> [WHAT YOU HAVE TO DO] Transcribe all of the material exactly. Any picture in it should be left out.

── STORED DATA ──

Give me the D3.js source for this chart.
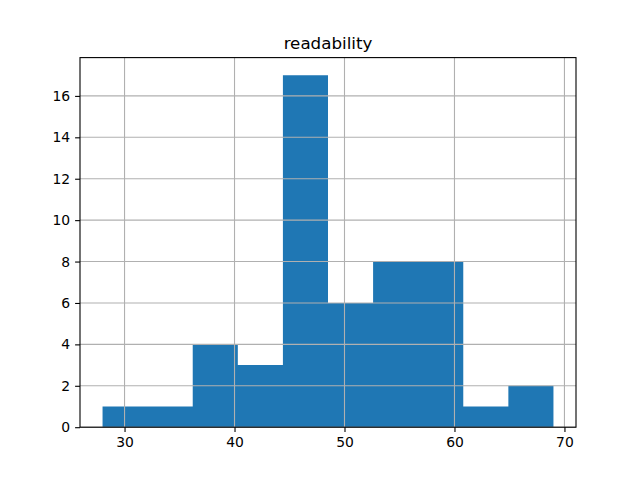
<!DOCTYPE html>
<html>
<head>
<meta charset="utf-8">
<script src="https://cdn.jsdelivr.net/npm/d3@7"></script>
<style>
  body { margin: 0; background: #fff; }
  svg { display: block; font-family: "DejaVu Sans", sans-serif; }
</style>
</head>
<body>
<div id="chart"></div>
<script>
// histogram bins (edges) and counts
var binEdges = [28.0, 32.1, 36.2, 40.3, 44.4, 48.5, 52.6, 56.7, 60.8, 64.9, 69.0];
var counts = [1, 1, 4, 3, 17, 6, 8, 8, 1, 2];
var xTicks = [30, 40, 50, 60, 70];
var yTicks = [0, 2, 4, 6, 8, 10, 12, 14, 16];
var title = "readability";

var W = 640, H = 480;
var margin = {top: 57.6, right: 64, bottom: 52.8, left: 80};
var w = W - margin.left - margin.right,
    h = H - margin.top - margin.bottom;

var svg = d3.select("#chart").append("svg")
    .attr("width", W)
    .attr("height", H);

var g = svg.append("g")
    .attr("transform", "translate(" + margin.left + "," + margin.top + ")");

// matplotlib-style 5% padding
var xMin = binEdges[0], xMax = binEdges[binEdges.length - 1];
var pad = (xMax - xMin) * 0.05;
var x = d3.scaleLinear().domain([xMin - pad, xMax + pad]).range([0, w]);
var y = d3.scaleLinear().domain([0, d3.max(counts) * 1.05]).range([h, 0]);

var bins = counts.map(function(c, i) { return {x0: binEdges[i], x1: binEdges[i + 1], n: c}; });

// bars as one path so there are no seams between neighbours
var barPath = d3.path();
bins.forEach(function(d) {
  barPath.rect(x(d.x0), y(d.n), x(d.x1) - x(d.x0), y(0) - y(d.n));
});
g.append("path")
    .attr("class", "bars")
    .attr("d", barPath.toString())
    .style("fill", "#1f77b4");

// grid drawn above the bars
var grid = g.append("g").attr("class", "grid");
grid.selectAll(".vgrid")
    .data(xTicks)
    .enter().append("line")
    .attr("x1", function(d) { return x(d); })
    .attr("x2", function(d) { return x(d); })
    .attr("y1", 0).attr("y2", h)
    .style("stroke", "#b0b0b0")
    .style("stroke-width", 1.1);
grid.selectAll(".hgrid")
    .data(yTicks)
    .enter().append("line")
    .attr("y1", function(d) { return y(d); })
    .attr("y2", function(d) { return y(d); })
    .attr("x1", 0).attr("x2", w)
    .style("stroke", "#b0b0b0")
    .style("stroke-width", 1.1);

// axes
var xAxis = g.append("g")
    .attr("transform", "translate(0," + h + ")")
    .call(d3.axisBottom(x).tickValues(xTicks).tickSize(4.9).tickPadding(4.9).tickFormat(d3.format("d")));
var yAxis = g.append("g")
    .call(d3.axisLeft(y).tickValues(yTicks).tickSize(4.9).tickPadding(4.9).tickFormat(d3.format("d")));

[xAxis, yAxis].forEach(function(a) {
  a.select(".domain").remove();
  a.selectAll(".tick line").style("stroke", "#000").style("stroke-width", 1.1);
  a.selectAll(".tick text")
    .style("font-family", "DejaVu Sans")
    .style("font-size", "13.9px")
    .style("fill", "#000");
});

// spines
g.append("rect")
    .attr("x", 0).attr("y", 0)
    .attr("width", w).attr("height", h)
    .style("fill", "none")
    .style("stroke", "#000")
    .style("stroke-width", 1.1);

// title
svg.append("text")
    .attr("x", margin.left + w / 2)
    .attr("y", margin.top - 8.3)
    .attr("text-anchor", "middle")
    .style("font-size", "16.7px")
    .style("fill", "#000")
    .text(title);
</script>
</body>
</html>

───

> [SOLUTION FOR THIS EXERCISE]
Give me the D3.js source for this chart.
<!DOCTYPE html>
<html>
<head>
<meta charset="utf-8">
<script src="https://cdn.jsdelivr.net/npm/d3@7"></script>
<style>
  body { margin: 0; background: #fff; }
  svg { display: block; font-family: "DejaVu Sans", sans-serif; }
</style>
</head>
<body>
<div id="chart"></div>
<script>
// histogram bins (edges) and counts
var binEdges = [28.0, 32.1, 36.2, 40.3, 44.4, 48.5, 52.6, 56.7, 60.8, 64.9, 69.0];
var counts = [1, 1, 4, 3, 17, 6, 8, 8, 1, 2];
var xTicks = [30, 40, 50, 60, 70];
var yTicks = [0, 2, 4, 6, 8, 10, 12, 14, 16];
var title = "readability";

var W = 640, H = 480;
var margin = {top: 57.6, right: 64, bottom: 52.8, left: 80};
var w = W - margin.left - margin.right,
    h = H - margin.top - margin.bottom;

var svg = d3.select("#chart").append("svg")
    .attr("width", W)
    .attr("height", H);

var g = svg.append("g")
    .attr("transform", "translate(" + margin.left + "," + margin.top + ")");

// matplotlib-style 5% padding
var xMin = binEdges[0], xMax = binEdges[binEdges.length - 1];
var pad = (xMax - xMin) * 0.05;
var x = d3.scaleLinear().domain([xMin - pad, xMax + pad]).range([0, w]);
var y = d3.scaleLinear().domain([0, d3.max(counts) * 1.05]).range([h, 0]);

var bins = counts.map(function(c, i) { return {x0: binEdges[i], x1: binEdges[i + 1], n: c}; });

// bars as one path so there are no seams between neighbours
var barPath = d3.path();
bins.forEach(function(d) {
  barPath.rect(x(d.x0), y(d.n), x(d.x1) - x(d.x0), y(0) - y(d.n));
});
g.append("path")
    .attr("class", "bars")
    .attr("d", barPath.toString())
    .style("fill", "#1f77b4");

// grid drawn above the bars
var grid = g.append("g").attr("class", "grid");
grid.selectAll(".vgrid")
    .data(xTicks)
    .enter().append("line")
    .attr("x1", function(d) { return x(d); })
    .attr("x2", function(d) { return x(d); })
    .attr("y1", 0).attr("y2", h)
    .style("stroke", "#b0b0b0")
    .style("stroke-width", 1.1);
grid.selectAll(".hgrid")
    .data(yTicks)
    .enter().append("line")
    .attr("y1", function(d) { return y(d); })
    .attr("y2", function(d) { return y(d); })
    .attr("x1", 0).attr("x2", w)
    .style("stroke", "#b0b0b0")
    .style("stroke-width", 1.1);

// axes
var xAxis = g.append("g")
    .attr("transform", "translate(0," + h + ")")
    .call(d3.axisBottom(x).tickValues(xTicks).tickSize(4.9).tickPadding(4.9).tickFormat(d3.format("d")));
var yAxis = g.append("g")
    .call(d3.axisLeft(y).tickValues(yTicks).tickSize(4.9).tickPadding(4.9).tickFormat(d3.format("d")));

[xAxis, yAxis].forEach(function(a) {
  a.select(".domain").remove();
  a.selectAll(".tick line").style("stroke", "#000").style("stroke-width", 1.1);
  a.selectAll(".tick text")
    .style("font-family", "DejaVu Sans")
    .style("font-size", "13.9px")
    .style("fill", "#000");
});

// spines
g.append("rect")
    .attr("x", 0).attr("y", 0)
    .attr("width", w).attr("height", h)
    .style("fill", "none")
    .style("stroke", "#000")
    .style("stroke-width", 1.1);

// title
svg.append("text")
    .attr("x", margin.left + w / 2)
    .attr("y", margin.top - 8.3)
    .attr("text-anchor", "middle")
    .style("font-size", "16.7px")
    .style("fill", "#000")
    .text(title);
</script>
</body>
</html>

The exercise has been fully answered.